WASHINGTON - The discovery of mad cow disease in a Washington state Holstein - confirmed yesterday by British veterinary pathologists - has focused new attention on whether animals too disabled to walk to slaughter should be banned from the U.S. food supply.
The animal that was tested had been flagged in the first place because it had been partially paralyzed, apparently after complications in delivering a calf, said W. Ron DeHaven, the Department of Agriculture's chief veterinarian.
The cow came from a dairy farm, where its career as a milk producer was over.
Animal welfare groups argue that such nonambulatory, or so-called downer, cows are more likely to carry or die from infectious diseases. They are calling on Agriculture Secretary Ann M. Veneman to bar them from meat-processing plants.
"Anything's on the table at this point," DeHaven said yesterday. Changing the way downers are handled, he added, is among "a number of things we might or might not do."
He declined to detail the measures under discussion.
The USDA noted this year that data from Europe, where mad cow disease previously emerged, indicate that downer cattle "have a greater incidence of BSE," or bovine spongiform encephalopathy, the scientific name for mad cow disease.
The first known U.S. case of mad cow disease was announced Monday based on USDA tests in Ames, Iowa.
Samples were sent to a laboratory in Waybridge, England, that specializes in the disease. Scientists there agreed yesterday with the U.S. analysis of the Iowa test and expect to conduct further testing over the next several days.
Agriculture officials have stressed that they consider the health risk to consumers to be extremely low. The slaughterhouse that processed the diseased cow, Verns Moses Lake Meats of Moses Lake, Wash., voluntarily recalled 10,410 pounds of meat, all that was handled the day the animal was killed.

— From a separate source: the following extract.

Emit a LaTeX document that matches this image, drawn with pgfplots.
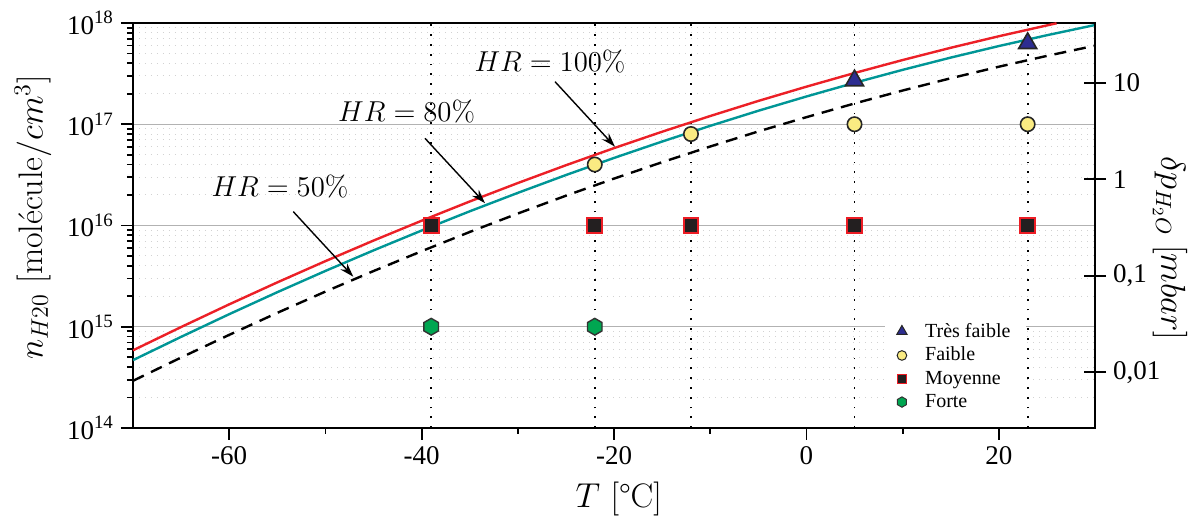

A case of mad cow disease surfaced in Canada in May. That animal also was unable to walk on its own. At that point, Consumers Union urged Veneman to "at a minimum" test all downed animals for the infectious disease, which can lead to a fatal illness in humans.
Animal rights groups estimate that of the 35 million to 40 million cattle slaughtered each year in the United States, 130,000 to 190,000 - about 1 percent - are sent to meatpackers because they've been disabled.